[Brief] Copy the data that follows exactly. Include no pictures.
— START Supplied information —
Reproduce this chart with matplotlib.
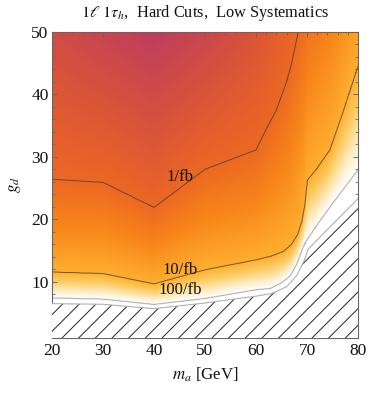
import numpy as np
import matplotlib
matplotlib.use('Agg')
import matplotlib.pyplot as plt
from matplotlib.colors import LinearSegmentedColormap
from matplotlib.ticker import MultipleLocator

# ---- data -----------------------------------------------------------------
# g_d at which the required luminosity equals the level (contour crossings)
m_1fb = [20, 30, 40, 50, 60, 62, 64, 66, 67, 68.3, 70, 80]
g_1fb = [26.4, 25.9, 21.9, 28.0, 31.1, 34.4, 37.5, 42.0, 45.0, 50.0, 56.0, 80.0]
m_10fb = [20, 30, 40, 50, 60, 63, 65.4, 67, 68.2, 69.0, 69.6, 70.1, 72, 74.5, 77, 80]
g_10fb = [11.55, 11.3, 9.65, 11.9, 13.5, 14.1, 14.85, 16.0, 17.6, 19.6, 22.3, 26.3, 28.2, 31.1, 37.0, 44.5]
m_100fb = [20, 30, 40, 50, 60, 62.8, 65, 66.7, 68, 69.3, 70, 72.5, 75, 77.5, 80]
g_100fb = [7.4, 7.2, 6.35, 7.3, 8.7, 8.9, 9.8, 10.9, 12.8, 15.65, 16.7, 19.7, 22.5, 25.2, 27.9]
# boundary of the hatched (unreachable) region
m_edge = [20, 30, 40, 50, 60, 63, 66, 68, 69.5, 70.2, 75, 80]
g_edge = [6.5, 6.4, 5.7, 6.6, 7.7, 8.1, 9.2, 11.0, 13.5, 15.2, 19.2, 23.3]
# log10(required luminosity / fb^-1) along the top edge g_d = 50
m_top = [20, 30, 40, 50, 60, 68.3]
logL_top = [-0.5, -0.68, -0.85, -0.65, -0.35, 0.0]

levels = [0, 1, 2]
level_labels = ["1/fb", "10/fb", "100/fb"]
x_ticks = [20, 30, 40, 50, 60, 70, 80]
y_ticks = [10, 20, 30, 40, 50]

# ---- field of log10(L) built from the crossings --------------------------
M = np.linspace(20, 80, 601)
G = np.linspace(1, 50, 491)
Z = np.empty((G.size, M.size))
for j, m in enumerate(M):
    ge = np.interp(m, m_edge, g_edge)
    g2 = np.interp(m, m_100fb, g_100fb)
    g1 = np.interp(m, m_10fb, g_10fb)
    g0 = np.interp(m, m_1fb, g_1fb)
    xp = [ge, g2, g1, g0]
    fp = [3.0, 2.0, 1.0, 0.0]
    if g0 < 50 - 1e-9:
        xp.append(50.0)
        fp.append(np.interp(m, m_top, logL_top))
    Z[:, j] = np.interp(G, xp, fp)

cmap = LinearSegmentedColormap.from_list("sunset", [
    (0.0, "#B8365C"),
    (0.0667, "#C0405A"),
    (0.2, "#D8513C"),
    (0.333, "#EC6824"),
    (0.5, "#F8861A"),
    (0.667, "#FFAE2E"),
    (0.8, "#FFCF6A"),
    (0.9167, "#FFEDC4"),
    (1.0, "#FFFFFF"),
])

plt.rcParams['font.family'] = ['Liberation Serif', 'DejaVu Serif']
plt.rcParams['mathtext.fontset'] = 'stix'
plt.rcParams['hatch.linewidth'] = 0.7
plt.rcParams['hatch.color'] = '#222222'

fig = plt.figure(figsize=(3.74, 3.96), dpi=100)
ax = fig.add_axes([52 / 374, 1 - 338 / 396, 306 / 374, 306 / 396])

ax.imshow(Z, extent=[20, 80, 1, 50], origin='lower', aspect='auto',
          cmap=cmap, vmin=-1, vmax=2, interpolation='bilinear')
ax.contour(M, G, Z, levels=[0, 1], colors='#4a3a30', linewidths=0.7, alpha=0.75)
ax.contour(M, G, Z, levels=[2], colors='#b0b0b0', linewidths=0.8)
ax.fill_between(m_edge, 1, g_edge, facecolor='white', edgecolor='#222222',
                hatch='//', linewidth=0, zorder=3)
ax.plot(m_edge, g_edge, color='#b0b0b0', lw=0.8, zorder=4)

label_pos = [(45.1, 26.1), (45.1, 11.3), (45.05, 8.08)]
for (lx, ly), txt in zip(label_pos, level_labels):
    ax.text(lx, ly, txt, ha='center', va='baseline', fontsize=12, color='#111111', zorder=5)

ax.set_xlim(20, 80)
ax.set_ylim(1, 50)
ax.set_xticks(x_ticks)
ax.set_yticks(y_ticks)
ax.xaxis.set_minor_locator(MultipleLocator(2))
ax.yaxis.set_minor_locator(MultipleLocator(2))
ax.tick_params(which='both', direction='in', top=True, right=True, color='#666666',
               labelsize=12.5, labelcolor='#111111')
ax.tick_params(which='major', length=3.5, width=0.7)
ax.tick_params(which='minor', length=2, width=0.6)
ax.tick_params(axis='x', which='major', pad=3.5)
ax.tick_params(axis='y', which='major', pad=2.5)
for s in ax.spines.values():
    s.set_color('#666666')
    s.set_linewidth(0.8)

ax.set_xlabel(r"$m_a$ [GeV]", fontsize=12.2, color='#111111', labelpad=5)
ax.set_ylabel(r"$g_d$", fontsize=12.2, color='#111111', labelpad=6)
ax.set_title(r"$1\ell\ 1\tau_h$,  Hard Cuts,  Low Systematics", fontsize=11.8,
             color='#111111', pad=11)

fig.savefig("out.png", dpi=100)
— END Supplied information —
[Solution for this problem]
Reproduce this chart with matplotlib.
import numpy as np
import matplotlib
matplotlib.use('Agg')
import matplotlib.pyplot as plt
from matplotlib.colors import LinearSegmentedColormap
from matplotlib.ticker import MultipleLocator

# ---- data -----------------------------------------------------------------
# g_d at which the required luminosity equals the level (contour crossings)
m_1fb = [20, 30, 40, 50, 60, 62, 64, 66, 67, 68.3, 70, 80]
g_1fb = [26.4, 25.9, 21.9, 28.0, 31.1, 34.4, 37.5, 42.0, 45.0, 50.0, 56.0, 80.0]
m_10fb = [20, 30, 40, 50, 60, 63, 65.4, 67, 68.2, 69.0, 69.6, 70.1, 72, 74.5, 77, 80]
g_10fb = [11.55, 11.3, 9.65, 11.9, 13.5, 14.1, 14.85, 16.0, 17.6, 19.6, 22.3, 26.3, 28.2, 31.1, 37.0, 44.5]
m_100fb = [20, 30, 40, 50, 60, 62.8, 65, 66.7, 68, 69.3, 70, 72.5, 75, 77.5, 80]
g_100fb = [7.4, 7.2, 6.35, 7.3, 8.7, 8.9, 9.8, 10.9, 12.8, 15.65, 16.7, 19.7, 22.5, 25.2, 27.9]
# boundary of the hatched (unreachable) region
m_edge = [20, 30, 40, 50, 60, 63, 66, 68, 69.5, 70.2, 75, 80]
g_edge = [6.5, 6.4, 5.7, 6.6, 7.7, 8.1, 9.2, 11.0, 13.5, 15.2, 19.2, 23.3]
# log10(required luminosity / fb^-1) along the top edge g_d = 50
m_top = [20, 30, 40, 50, 60, 68.3]
logL_top = [-0.5, -0.68, -0.85, -0.65, -0.35, 0.0]

levels = [0, 1, 2]
level_labels = ["1/fb", "10/fb", "100/fb"]
x_ticks = [20, 30, 40, 50, 60, 70, 80]
y_ticks = [10, 20, 30, 40, 50]

# ---- field of log10(L) built from the crossings --------------------------
M = np.linspace(20, 80, 601)
G = np.linspace(1, 50, 491)
Z = np.empty((G.size, M.size))
for j, m in enumerate(M):
    ge = np.interp(m, m_edge, g_edge)
    g2 = np.interp(m, m_100fb, g_100fb)
    g1 = np.interp(m, m_10fb, g_10fb)
    g0 = np.interp(m, m_1fb, g_1fb)
    xp = [ge, g2, g1, g0]
    fp = [3.0, 2.0, 1.0, 0.0]
    if g0 < 50 - 1e-9:
        xp.append(50.0)
        fp.append(np.interp(m, m_top, logL_top))
    Z[:, j] = np.interp(G, xp, fp)

cmap = LinearSegmentedColormap.from_list("sunset", [
    (0.0, "#B8365C"),
    (0.0667, "#C0405A"),
    (0.2, "#D8513C"),
    (0.333, "#EC6824"),
    (0.5, "#F8861A"),
    (0.667, "#FFAE2E"),
    (0.8, "#FFCF6A"),
    (0.9167, "#FFEDC4"),
    (1.0, "#FFFFFF"),
])

plt.rcParams['font.family'] = ['Liberation Serif', 'DejaVu Serif']
plt.rcParams['mathtext.fontset'] = 'stix'
plt.rcParams['hatch.linewidth'] = 0.7
plt.rcParams['hatch.color'] = '#222222'

fig = plt.figure(figsize=(3.74, 3.96), dpi=100)
ax = fig.add_axes([52 / 374, 1 - 338 / 396, 306 / 374, 306 / 396])

ax.imshow(Z, extent=[20, 80, 1, 50], origin='lower', aspect='auto',
          cmap=cmap, vmin=-1, vmax=2, interpolation='bilinear')
ax.contour(M, G, Z, levels=[0, 1], colors='#4a3a30', linewidths=0.7, alpha=0.75)
ax.contour(M, G, Z, levels=[2], colors='#b0b0b0', linewidths=0.8)
ax.fill_between(m_edge, 1, g_edge, facecolor='white', edgecolor='#222222',
                hatch='//', linewidth=0, zorder=3)
ax.plot(m_edge, g_edge, color='#b0b0b0', lw=0.8, zorder=4)

label_pos = [(45.1, 26.1), (45.1, 11.3), (45.05, 8.08)]
for (lx, ly), txt in zip(label_pos, level_labels):
    ax.text(lx, ly, txt, ha='center', va='baseline', fontsize=12, color='#111111', zorder=5)

ax.set_xlim(20, 80)
ax.set_ylim(1, 50)
ax.set_xticks(x_ticks)
ax.set_yticks(y_ticks)
ax.xaxis.set_minor_locator(MultipleLocator(2))
ax.yaxis.set_minor_locator(MultipleLocator(2))
ax.tick_params(which='both', direction='in', top=True, right=True, color='#666666',
               labelsize=12.5, labelcolor='#111111')
ax.tick_params(which='major', length=3.5, width=0.7)
ax.tick_params(which='minor', length=2, width=0.6)
ax.tick_params(axis='x', which='major', pad=3.5)
ax.tick_params(axis='y', which='major', pad=2.5)
for s in ax.spines.values():
    s.set_color('#666666')
    s.set_linewidth(0.8)

ax.set_xlabel(r"$m_a$ [GeV]", fontsize=12.2, color='#111111', labelpad=5)
ax.set_ylabel(r"$g_d$", fontsize=12.2, color='#111111', labelpad=6)
ax.set_title(r"$1\ell\ 1\tau_h$,  Hard Cuts,  Low Systematics", fontsize=11.8,
             color='#111111', pad=11)

fig.savefig("out.png", dpi=100)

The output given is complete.